TASK PROMPT: Gather up every line from the entries below that uses the word "code".

EXTRACTED MATERIAL:
-=-=-
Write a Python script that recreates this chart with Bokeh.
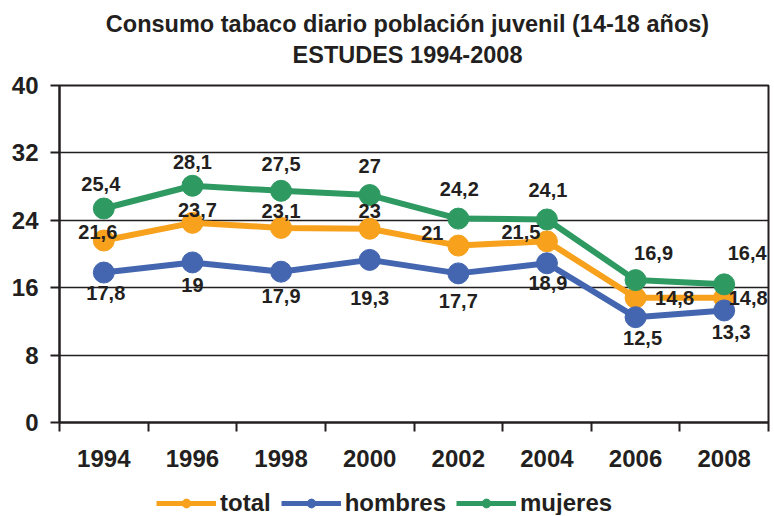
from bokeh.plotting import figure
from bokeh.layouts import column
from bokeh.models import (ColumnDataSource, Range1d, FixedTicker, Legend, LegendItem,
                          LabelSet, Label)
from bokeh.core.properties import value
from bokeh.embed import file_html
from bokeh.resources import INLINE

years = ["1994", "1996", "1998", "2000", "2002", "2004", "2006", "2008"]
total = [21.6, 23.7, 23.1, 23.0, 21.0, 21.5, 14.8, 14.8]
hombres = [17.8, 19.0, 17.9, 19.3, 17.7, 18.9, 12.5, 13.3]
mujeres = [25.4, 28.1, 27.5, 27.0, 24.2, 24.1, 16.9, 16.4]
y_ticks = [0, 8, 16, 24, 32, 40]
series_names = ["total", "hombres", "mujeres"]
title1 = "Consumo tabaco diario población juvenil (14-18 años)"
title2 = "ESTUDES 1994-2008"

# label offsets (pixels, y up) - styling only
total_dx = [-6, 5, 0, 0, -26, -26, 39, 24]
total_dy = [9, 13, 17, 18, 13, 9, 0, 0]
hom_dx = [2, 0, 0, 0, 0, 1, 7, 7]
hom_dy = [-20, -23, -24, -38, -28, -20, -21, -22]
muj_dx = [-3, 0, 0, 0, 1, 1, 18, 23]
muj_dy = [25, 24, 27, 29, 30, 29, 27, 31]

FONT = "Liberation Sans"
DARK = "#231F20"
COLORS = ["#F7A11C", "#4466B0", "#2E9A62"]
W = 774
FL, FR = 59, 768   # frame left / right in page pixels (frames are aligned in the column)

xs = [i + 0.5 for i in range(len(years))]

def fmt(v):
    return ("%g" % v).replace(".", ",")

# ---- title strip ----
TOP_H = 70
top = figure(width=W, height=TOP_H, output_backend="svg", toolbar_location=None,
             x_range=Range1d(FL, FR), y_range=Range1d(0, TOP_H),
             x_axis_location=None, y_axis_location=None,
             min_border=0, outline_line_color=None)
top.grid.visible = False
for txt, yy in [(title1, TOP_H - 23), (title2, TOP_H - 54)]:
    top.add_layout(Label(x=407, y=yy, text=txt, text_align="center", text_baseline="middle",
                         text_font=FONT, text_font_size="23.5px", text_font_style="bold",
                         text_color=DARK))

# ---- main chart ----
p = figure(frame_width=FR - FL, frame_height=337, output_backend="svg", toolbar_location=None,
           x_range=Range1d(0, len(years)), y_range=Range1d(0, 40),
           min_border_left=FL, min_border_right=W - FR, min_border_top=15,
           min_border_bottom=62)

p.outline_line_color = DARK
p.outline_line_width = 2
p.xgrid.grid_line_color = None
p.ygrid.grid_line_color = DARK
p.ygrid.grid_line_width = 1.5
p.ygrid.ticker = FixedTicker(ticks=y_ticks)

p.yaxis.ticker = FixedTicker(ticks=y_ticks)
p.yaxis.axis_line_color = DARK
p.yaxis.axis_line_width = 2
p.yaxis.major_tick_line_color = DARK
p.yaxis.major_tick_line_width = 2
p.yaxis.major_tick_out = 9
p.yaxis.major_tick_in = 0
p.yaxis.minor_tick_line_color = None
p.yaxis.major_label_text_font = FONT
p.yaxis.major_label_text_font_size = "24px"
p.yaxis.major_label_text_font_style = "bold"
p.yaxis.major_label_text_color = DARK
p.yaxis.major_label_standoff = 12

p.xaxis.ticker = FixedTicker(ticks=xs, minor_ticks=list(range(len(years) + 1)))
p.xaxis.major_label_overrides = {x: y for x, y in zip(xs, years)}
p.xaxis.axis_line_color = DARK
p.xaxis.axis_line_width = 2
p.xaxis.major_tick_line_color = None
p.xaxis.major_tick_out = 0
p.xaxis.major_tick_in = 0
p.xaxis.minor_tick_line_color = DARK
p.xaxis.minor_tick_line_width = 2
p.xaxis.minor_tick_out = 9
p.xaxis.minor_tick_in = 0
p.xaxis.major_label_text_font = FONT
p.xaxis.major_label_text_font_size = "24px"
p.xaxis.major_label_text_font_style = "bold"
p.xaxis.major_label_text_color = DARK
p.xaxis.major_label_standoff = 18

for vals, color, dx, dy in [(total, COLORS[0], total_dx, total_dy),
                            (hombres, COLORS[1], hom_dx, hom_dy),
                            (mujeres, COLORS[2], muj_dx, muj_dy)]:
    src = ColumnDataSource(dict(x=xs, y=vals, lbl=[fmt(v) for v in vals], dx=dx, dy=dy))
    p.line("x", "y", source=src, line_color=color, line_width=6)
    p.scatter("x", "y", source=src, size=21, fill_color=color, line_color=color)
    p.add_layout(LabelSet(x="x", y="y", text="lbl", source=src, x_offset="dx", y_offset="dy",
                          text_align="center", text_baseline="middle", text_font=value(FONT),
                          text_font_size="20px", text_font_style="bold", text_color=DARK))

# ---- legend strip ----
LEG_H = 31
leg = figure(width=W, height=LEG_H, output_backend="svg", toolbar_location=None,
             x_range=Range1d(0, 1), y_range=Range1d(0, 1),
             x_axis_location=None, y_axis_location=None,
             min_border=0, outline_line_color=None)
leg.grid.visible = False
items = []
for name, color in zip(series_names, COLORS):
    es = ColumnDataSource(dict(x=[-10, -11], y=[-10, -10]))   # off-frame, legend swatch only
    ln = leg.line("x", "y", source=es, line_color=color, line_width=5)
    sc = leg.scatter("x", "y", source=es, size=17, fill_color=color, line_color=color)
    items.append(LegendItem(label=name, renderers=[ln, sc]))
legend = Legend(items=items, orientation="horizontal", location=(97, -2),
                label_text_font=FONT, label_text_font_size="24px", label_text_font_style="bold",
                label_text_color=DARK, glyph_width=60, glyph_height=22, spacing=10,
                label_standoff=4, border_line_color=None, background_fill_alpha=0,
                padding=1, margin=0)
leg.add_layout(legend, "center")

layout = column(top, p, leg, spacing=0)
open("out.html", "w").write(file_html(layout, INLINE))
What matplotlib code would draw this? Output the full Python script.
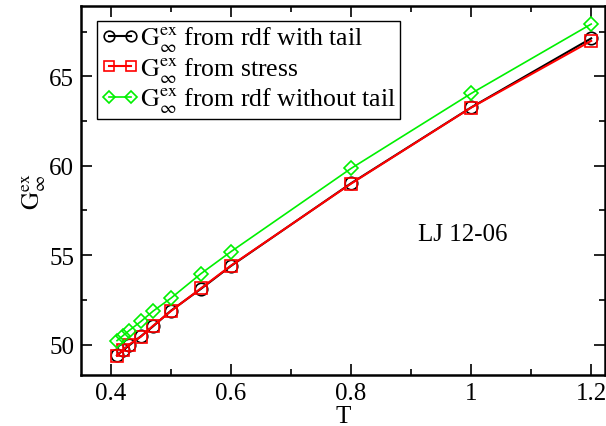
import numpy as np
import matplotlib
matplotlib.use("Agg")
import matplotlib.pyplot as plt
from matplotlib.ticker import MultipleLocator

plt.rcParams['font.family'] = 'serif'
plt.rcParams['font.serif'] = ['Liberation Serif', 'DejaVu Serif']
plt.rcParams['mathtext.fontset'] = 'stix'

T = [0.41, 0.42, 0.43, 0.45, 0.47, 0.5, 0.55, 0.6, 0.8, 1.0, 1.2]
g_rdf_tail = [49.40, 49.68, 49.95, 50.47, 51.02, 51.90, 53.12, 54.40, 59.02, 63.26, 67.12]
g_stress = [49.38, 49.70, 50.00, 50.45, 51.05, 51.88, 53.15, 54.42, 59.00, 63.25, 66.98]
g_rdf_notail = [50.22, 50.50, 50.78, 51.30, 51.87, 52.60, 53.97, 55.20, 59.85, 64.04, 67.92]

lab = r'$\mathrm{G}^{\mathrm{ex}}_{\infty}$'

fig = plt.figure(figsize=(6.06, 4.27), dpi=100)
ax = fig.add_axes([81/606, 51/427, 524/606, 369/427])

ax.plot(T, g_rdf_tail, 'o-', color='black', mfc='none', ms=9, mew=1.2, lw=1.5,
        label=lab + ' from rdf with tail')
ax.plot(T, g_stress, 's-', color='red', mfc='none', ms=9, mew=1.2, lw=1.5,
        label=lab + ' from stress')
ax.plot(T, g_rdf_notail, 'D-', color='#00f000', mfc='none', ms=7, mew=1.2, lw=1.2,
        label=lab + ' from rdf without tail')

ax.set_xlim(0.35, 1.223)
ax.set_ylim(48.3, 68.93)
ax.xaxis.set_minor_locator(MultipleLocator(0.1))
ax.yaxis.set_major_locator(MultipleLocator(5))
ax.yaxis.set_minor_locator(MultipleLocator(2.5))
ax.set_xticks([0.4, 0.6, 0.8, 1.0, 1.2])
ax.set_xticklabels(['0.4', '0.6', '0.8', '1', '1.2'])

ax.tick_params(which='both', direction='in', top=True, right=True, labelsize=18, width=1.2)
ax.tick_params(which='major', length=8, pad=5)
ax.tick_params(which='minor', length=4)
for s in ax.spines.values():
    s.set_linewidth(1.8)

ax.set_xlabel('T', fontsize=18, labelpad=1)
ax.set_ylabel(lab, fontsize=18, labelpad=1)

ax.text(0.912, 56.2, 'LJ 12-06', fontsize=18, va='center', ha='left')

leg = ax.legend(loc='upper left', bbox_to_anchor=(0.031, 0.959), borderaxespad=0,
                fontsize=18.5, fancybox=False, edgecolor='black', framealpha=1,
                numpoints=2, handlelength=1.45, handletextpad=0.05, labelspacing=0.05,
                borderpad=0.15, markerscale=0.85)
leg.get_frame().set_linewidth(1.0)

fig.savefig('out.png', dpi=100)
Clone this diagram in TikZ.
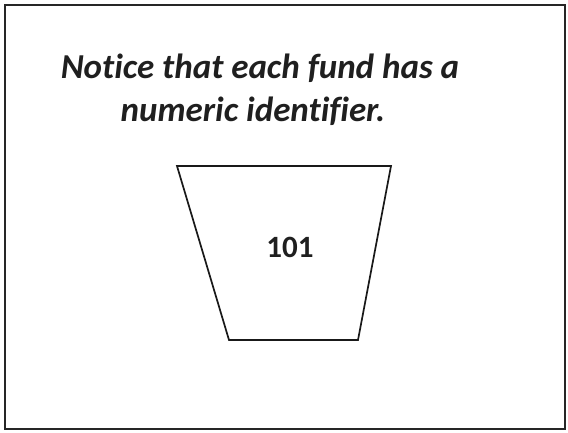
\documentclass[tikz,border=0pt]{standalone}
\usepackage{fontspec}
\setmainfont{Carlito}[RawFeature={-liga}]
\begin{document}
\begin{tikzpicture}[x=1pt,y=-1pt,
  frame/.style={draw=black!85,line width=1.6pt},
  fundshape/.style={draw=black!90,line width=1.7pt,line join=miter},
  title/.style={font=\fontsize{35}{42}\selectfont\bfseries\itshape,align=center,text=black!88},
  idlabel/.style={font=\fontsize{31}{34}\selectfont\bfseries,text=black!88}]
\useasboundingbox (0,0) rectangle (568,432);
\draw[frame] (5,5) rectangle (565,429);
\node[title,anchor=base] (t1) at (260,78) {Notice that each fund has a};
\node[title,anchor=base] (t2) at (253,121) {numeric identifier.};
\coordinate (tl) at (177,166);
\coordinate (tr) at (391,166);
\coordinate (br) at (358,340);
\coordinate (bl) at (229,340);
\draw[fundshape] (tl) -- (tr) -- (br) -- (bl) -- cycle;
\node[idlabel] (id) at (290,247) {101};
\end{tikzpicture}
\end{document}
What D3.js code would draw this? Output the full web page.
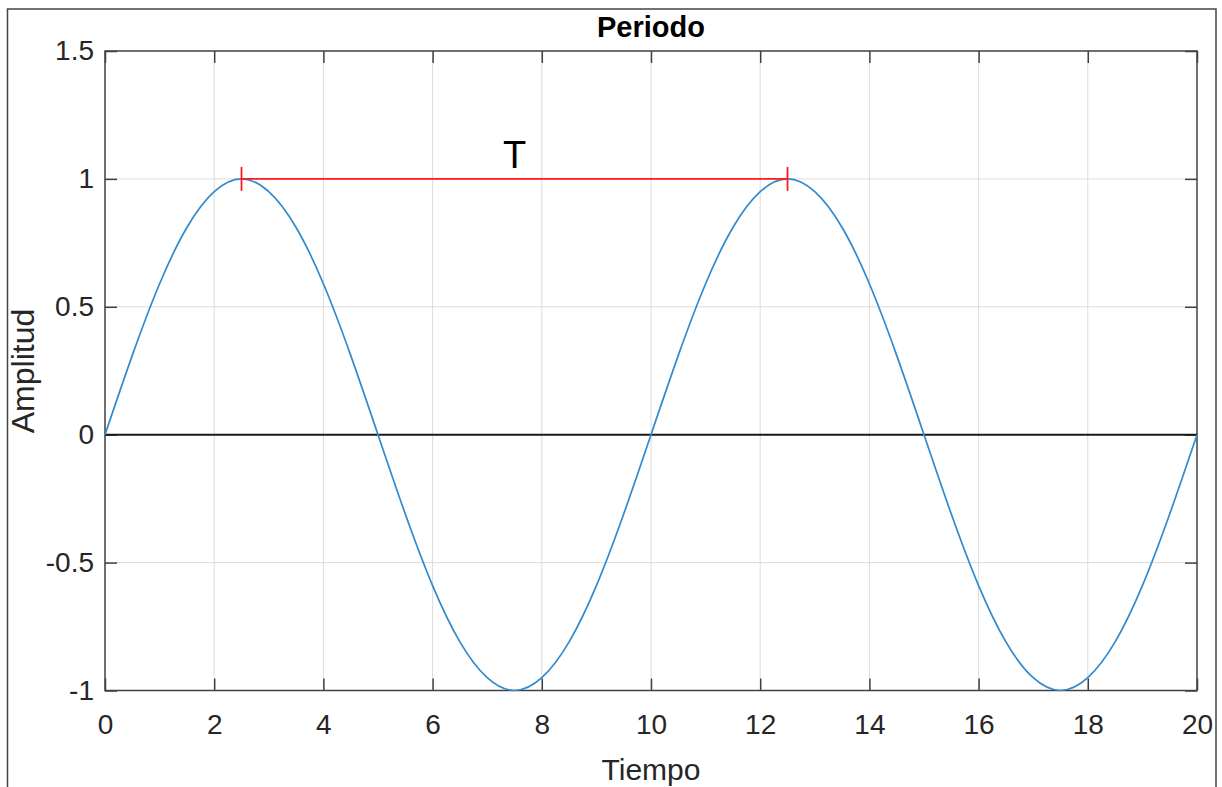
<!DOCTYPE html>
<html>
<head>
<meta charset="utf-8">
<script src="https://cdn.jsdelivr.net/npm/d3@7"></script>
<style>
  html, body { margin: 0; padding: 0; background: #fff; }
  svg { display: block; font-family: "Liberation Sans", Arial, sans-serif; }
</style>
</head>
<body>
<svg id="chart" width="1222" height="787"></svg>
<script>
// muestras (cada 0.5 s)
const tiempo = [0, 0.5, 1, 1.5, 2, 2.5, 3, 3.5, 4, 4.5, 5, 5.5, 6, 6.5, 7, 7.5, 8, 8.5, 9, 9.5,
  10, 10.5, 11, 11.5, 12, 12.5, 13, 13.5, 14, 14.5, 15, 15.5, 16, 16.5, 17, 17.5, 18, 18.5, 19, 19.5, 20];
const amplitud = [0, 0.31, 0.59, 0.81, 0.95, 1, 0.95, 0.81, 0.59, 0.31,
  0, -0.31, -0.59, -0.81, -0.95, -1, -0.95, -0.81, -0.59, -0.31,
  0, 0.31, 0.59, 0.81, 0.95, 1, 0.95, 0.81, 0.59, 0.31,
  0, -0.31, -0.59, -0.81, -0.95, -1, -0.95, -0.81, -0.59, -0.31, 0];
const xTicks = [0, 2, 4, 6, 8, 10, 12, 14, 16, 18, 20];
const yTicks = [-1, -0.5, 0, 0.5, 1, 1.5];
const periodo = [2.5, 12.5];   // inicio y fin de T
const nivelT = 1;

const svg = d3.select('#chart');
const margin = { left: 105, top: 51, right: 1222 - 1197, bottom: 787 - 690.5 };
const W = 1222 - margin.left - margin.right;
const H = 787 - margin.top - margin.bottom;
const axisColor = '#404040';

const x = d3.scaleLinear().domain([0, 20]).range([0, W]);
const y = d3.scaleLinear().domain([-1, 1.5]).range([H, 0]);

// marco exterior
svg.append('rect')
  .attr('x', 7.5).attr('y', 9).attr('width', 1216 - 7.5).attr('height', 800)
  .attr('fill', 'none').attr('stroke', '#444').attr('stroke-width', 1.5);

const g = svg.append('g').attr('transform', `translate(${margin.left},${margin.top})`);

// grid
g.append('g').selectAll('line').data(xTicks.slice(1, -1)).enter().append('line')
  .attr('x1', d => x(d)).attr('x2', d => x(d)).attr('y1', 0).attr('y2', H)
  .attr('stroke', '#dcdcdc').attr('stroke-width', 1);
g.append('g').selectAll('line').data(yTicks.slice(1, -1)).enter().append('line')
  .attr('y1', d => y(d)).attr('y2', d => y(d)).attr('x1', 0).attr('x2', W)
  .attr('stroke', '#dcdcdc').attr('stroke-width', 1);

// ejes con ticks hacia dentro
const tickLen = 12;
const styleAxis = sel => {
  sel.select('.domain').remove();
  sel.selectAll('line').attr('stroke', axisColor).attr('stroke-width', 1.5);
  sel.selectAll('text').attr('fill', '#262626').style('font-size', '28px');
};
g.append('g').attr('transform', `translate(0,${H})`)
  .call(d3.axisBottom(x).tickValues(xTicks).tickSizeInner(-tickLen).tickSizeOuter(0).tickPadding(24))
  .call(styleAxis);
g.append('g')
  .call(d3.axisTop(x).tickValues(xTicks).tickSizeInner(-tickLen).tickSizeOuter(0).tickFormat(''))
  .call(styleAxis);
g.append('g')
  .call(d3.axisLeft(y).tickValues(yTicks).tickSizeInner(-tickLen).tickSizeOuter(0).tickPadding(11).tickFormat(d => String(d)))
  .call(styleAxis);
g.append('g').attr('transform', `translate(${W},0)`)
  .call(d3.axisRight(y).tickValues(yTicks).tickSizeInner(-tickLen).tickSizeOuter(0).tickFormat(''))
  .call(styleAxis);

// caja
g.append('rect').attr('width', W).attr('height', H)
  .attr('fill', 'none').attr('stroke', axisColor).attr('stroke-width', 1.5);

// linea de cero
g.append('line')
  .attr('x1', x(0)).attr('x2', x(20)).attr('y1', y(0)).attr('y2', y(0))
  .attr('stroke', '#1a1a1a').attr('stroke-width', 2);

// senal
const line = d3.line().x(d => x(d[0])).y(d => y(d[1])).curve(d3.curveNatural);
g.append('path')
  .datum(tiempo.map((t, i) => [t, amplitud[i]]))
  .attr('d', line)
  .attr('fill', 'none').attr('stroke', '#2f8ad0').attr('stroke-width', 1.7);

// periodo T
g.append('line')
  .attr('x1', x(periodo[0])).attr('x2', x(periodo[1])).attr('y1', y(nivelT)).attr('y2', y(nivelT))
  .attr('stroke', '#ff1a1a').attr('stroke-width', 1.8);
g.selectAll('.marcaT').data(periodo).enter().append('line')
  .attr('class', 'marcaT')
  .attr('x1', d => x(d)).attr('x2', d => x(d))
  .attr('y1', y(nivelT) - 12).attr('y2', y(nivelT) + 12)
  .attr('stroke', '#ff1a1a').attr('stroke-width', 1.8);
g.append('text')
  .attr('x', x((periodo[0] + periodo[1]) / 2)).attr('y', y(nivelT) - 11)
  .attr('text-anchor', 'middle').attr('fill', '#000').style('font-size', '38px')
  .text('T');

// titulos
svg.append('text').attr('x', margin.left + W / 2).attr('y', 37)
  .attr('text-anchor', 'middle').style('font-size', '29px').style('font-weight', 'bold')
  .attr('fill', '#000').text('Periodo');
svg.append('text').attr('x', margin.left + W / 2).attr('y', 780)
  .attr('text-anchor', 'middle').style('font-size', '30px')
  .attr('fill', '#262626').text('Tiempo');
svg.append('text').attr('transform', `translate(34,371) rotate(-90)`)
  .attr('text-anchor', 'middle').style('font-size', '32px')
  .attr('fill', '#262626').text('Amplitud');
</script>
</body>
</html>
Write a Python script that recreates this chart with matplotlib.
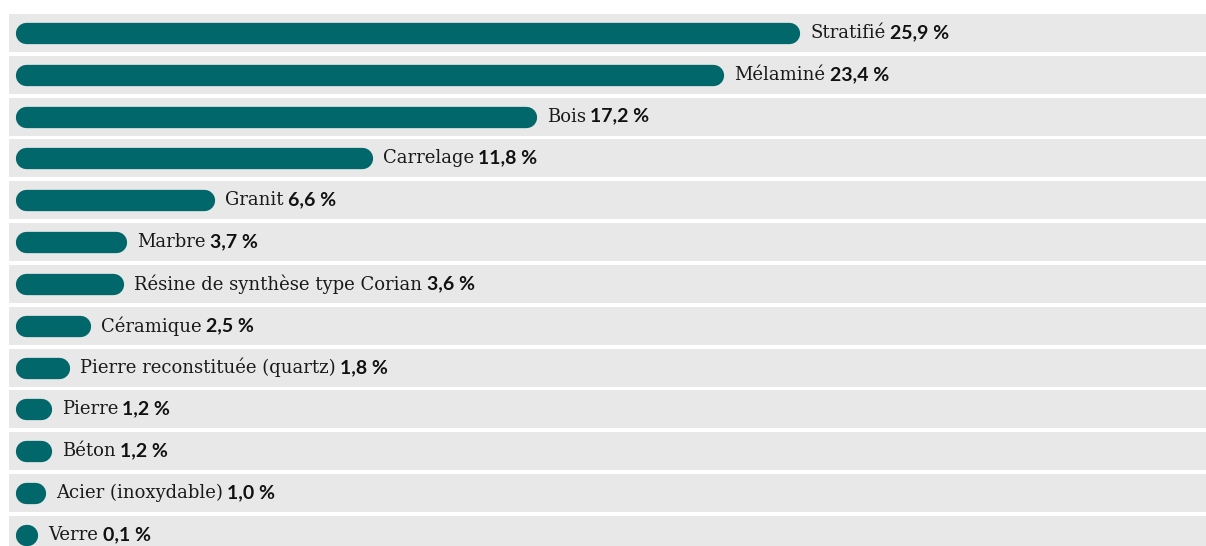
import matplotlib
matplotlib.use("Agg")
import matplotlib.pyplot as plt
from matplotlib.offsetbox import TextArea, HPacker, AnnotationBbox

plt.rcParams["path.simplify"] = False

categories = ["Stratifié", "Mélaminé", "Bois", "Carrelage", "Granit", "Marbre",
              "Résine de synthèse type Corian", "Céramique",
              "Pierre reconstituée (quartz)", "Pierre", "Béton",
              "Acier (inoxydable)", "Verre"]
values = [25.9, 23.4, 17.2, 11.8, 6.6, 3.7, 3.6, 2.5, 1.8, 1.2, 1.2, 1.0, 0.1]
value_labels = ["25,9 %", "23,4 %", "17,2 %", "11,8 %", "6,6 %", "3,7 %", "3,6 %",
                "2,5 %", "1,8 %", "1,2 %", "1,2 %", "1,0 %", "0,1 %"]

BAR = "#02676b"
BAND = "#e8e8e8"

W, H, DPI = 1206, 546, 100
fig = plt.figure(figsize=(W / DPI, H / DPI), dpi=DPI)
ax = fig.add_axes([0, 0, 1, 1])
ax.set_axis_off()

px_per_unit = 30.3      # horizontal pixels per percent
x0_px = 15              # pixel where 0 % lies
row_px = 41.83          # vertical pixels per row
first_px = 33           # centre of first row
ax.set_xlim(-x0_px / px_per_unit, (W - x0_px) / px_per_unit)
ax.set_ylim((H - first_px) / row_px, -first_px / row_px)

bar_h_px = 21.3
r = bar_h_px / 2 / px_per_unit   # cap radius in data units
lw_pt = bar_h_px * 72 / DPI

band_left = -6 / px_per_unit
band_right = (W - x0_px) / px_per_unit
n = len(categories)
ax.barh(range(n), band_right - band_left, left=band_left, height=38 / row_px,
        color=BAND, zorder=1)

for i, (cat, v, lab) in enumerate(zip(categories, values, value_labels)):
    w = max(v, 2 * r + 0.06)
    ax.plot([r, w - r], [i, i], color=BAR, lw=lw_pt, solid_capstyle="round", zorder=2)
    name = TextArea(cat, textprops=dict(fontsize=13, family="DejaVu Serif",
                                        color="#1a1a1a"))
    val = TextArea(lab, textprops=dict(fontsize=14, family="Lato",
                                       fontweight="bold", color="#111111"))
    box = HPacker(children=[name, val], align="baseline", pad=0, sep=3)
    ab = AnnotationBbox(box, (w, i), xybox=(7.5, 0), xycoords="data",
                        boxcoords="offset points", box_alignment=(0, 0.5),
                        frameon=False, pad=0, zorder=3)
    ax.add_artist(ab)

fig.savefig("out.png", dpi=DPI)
-=-=-
RESPONSE TO THIS EXERCISE:
What matplotlib code would draw this? Output the full Python script.
What D3.js code would draw this? Output the full web page.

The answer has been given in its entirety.